Records contained in a dataset
<<<<

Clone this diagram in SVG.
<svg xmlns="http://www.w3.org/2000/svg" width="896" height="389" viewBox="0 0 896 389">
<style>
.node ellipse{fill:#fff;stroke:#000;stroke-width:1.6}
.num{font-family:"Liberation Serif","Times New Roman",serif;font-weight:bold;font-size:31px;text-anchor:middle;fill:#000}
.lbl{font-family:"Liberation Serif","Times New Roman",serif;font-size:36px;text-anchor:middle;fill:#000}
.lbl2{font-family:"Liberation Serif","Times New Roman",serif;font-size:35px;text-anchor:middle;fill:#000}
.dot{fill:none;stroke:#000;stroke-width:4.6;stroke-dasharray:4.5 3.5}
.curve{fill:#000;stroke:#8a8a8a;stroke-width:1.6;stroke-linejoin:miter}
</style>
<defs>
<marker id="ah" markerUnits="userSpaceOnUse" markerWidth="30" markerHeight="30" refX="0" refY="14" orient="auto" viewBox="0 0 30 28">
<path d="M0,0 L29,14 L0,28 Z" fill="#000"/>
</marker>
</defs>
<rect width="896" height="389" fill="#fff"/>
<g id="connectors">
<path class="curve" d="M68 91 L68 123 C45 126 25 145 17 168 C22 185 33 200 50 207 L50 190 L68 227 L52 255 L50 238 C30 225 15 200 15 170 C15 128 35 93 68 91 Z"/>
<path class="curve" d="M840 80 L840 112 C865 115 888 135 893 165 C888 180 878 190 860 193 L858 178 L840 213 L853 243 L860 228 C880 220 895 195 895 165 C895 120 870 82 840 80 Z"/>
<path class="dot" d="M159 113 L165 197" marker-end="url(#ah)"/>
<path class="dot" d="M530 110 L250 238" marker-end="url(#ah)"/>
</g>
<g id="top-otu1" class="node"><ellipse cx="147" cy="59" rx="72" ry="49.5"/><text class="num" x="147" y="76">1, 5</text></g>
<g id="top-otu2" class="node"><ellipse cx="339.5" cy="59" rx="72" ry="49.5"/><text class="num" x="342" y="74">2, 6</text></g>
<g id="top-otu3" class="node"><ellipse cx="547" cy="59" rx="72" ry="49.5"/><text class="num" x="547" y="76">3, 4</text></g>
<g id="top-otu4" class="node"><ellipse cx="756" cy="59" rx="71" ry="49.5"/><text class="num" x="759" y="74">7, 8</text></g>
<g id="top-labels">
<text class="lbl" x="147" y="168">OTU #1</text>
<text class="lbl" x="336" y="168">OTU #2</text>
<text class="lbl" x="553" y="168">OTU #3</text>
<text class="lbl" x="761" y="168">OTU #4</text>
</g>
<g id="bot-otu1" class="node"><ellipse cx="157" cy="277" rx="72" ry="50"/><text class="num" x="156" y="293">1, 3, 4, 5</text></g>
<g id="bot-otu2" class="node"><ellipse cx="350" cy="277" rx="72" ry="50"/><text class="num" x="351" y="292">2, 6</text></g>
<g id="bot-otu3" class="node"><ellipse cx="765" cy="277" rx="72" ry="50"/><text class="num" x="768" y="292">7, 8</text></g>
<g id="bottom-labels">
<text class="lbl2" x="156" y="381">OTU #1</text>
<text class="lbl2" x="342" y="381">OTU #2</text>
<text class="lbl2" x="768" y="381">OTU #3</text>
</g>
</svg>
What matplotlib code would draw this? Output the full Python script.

>>>>

> **What is asked**: Go through the records and show every line with the string "this" in it.

> **The solution**:
Clone this diagram in SVG.
What matplotlib code would draw this? Output the full Python script.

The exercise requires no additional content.